Goal: Go through the records and copy each line where the word "with" occurs.

----

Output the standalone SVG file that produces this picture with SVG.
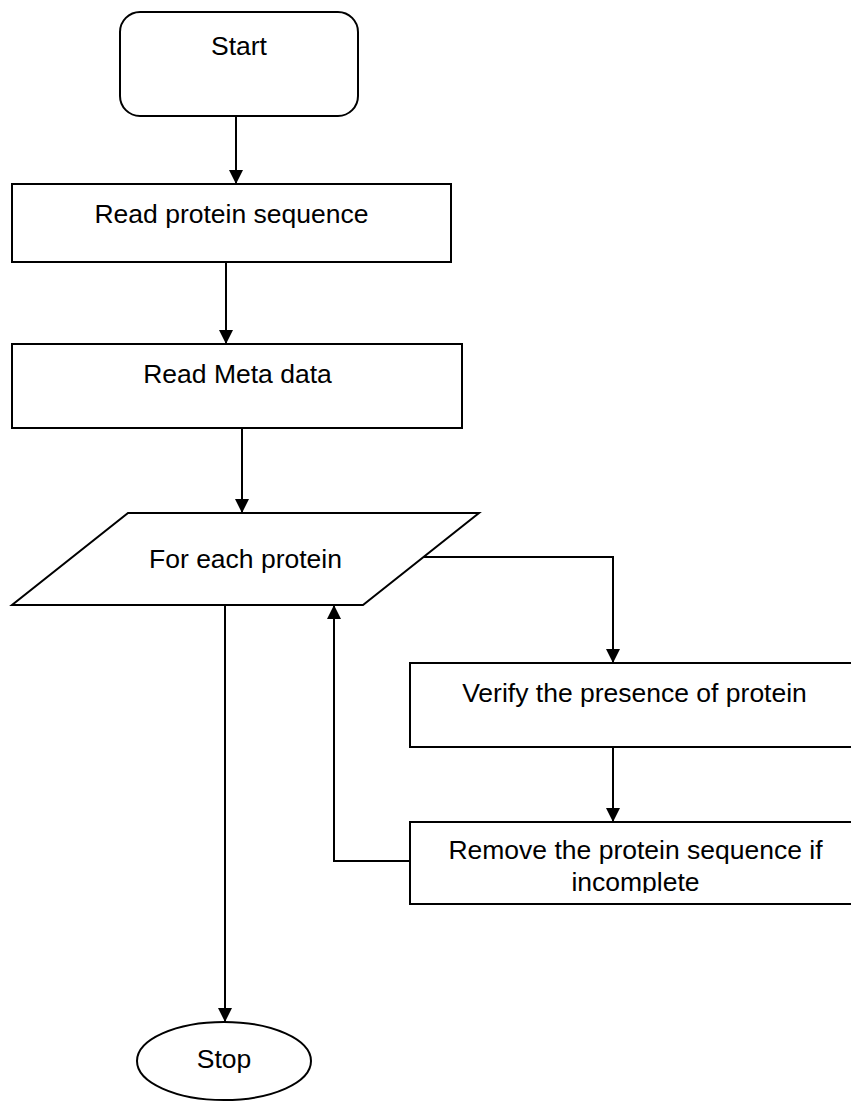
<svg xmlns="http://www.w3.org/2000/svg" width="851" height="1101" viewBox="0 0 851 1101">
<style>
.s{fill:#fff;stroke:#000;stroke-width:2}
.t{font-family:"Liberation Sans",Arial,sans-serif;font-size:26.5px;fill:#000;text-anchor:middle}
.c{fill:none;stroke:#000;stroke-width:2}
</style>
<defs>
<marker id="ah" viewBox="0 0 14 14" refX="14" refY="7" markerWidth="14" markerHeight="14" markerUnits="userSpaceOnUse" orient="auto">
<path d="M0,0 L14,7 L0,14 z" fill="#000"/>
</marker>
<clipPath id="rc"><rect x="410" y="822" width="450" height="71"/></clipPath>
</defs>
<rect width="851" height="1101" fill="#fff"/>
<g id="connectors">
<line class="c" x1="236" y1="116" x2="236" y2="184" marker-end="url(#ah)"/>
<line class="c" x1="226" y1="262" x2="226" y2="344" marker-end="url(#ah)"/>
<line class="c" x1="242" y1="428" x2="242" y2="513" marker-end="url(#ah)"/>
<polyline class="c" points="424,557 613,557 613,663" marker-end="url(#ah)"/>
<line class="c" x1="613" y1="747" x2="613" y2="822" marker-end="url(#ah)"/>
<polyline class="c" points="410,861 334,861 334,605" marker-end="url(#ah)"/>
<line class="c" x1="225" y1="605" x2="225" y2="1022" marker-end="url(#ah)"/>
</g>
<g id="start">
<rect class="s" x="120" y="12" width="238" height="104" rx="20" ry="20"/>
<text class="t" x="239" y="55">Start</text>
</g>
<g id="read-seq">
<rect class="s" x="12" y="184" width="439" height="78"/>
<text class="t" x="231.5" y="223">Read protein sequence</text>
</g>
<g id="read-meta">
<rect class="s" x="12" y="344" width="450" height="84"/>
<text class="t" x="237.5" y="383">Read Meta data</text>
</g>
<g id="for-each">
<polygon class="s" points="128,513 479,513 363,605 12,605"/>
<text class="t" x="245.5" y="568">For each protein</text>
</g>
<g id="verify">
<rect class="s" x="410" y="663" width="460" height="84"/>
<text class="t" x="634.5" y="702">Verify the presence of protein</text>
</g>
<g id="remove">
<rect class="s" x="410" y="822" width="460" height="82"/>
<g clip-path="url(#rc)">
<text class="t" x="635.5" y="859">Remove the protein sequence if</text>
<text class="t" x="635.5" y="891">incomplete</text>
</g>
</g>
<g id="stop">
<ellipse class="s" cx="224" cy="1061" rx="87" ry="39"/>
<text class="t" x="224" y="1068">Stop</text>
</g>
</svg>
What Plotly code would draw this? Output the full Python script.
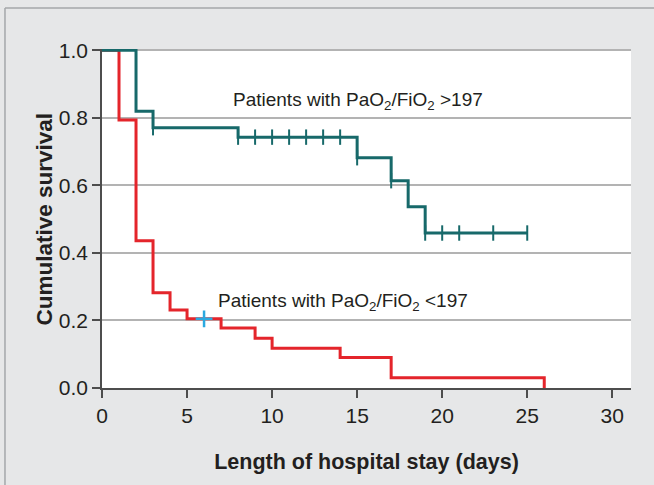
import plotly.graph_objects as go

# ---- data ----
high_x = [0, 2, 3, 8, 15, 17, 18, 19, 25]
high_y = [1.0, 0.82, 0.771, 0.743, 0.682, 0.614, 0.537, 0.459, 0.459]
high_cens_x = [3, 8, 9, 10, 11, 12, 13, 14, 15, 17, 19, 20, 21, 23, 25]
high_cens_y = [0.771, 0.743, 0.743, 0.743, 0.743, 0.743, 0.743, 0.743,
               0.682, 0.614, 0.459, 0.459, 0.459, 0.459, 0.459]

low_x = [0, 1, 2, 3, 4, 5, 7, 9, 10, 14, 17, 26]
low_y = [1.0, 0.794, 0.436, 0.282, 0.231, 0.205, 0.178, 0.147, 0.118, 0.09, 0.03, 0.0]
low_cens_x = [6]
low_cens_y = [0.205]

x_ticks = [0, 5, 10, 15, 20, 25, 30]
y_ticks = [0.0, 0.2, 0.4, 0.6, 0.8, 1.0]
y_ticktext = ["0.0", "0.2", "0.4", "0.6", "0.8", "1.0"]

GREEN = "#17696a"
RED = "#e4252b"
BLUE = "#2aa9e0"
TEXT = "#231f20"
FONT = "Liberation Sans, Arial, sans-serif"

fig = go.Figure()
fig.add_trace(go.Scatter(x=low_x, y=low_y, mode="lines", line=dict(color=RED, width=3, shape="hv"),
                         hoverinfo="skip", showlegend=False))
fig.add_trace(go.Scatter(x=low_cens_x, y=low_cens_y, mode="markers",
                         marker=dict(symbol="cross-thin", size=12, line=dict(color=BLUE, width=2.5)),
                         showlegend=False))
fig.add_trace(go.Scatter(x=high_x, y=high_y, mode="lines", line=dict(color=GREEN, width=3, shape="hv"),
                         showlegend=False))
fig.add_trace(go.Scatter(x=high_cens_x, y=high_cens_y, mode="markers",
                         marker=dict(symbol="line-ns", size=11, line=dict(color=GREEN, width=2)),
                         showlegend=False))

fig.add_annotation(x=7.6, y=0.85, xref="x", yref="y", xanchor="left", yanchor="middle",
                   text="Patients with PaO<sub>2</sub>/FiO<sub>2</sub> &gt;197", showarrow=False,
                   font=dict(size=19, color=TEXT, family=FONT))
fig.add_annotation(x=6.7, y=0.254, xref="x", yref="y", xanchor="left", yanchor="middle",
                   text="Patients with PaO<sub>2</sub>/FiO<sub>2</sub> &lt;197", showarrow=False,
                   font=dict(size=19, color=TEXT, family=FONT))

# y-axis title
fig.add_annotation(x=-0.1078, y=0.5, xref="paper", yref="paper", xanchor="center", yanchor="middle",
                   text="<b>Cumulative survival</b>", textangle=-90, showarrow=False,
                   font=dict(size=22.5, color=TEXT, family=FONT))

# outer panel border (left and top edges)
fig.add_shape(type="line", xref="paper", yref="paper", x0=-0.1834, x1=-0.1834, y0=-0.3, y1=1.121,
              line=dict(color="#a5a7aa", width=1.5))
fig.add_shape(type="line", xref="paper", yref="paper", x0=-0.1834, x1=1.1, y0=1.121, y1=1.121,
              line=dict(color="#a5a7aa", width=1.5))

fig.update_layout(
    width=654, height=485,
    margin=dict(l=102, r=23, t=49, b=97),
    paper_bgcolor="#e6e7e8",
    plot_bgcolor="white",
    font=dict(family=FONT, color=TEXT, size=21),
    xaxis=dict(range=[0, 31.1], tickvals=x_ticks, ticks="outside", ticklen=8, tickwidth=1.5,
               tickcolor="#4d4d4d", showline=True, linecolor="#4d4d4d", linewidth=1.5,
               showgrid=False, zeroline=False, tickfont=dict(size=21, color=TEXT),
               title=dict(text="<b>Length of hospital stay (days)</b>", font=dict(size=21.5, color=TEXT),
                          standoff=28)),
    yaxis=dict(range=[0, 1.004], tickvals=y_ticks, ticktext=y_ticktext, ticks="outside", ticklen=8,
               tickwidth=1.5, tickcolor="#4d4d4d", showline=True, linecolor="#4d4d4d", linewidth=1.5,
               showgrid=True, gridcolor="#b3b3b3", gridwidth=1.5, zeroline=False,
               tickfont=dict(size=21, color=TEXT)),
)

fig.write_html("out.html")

----

Final answer:
Output the standalone SVG file that produces this picture with SVG.
                   text="Patients with PaO<sub>2</sub>/FiO<sub>2</sub> &gt;197", showarrow=False,
                   text="Patients with PaO<sub>2</sub>/FiO<sub>2</sub> &lt;197", showarrow=False,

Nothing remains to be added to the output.